Agreeing a joint venture with another business can make real sense in the commercial world, enabling both parties to add a new dimension to their offering and complement each others’ businesses. Joint ventures and joint venture agreements are not always straight forward and require careful planning, consideration and openness in order for them to be successful.
Successful joint ventures have led to some great achievements for all parties involved and can help introduce products into new markets and distribution channels that may not have been open or extremely difficult for one party to achieve on their own. Joint venture agreements will also enable each party to share the risk as well as the liabilities and rewards, which can be appealing if the parties are not accustomed to the particular product or service markets the new venture takes them in to.

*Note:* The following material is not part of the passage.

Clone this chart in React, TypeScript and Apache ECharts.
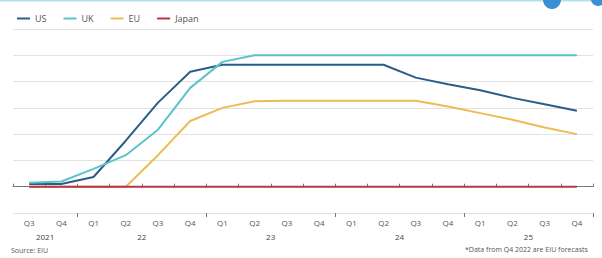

Something to bear in mind when choosing another business to go into a joint venture with is that, as well as working through and setting up a joint venture agreement, you need to understand the culture of the business you will be partnering. This can be a big factor in the success of the venture, should it get off the ground, with all parties putting in a concerted effort only to find the culture gap between the businesses is too difficult to deal with. This is where pre- planning and talks may help to avoid, or at least see, any communication or expectation obstacles that may lie in the road ahead. Each business’s requirements and expectations must be fully understood by each party otherwise this can put a halt to proceedings as well as being a huge waste of resources and capital.
A good corporate solicitor will advise on legal issues facing your venture and will make sure that all possibilities and eventualities are agreed and drafted into a joint venture agreement so that each party knows what is expected of them, the operational control they will have and the rewards they will receive. There are different types of joint ventures and your legal advisor will set up the correct type, which will usually depend upon; the nature of the businesses, the proposed running plans for the new venture, the mechanism for profit sharing and also tax implications. A typical joint venture agreement will cover all of the areas listed below as well as other, perhaps more bespoke clauses, in order to fully satisfy what the parties set out to achieve.
- The structure of the joint venture will be documented.
- Each party will commit to their financial contributions to the venture.
- The commitment of the parties with regards to assets and employees that will be utilised by the new venture.
- Any intellectual property that is created via the joint venture and its ownership.
- The business will require management control and who, and to what extent, are the parties responsible for this.
- The business will attain liabilities, losses and also profits. The distribution of these will be agreed and documented.
- Although no-one sets out to fail or sets out with a negative attitude, sometimes a dispute is inevitable and as such it is vital that an agreed process for dispute resolution is agreed at this early stage, often involving a third party that each side would be happy is impartial.
- This can sometimes cause a lot of negotiation, but the exit strategy needs to be agreed and documented.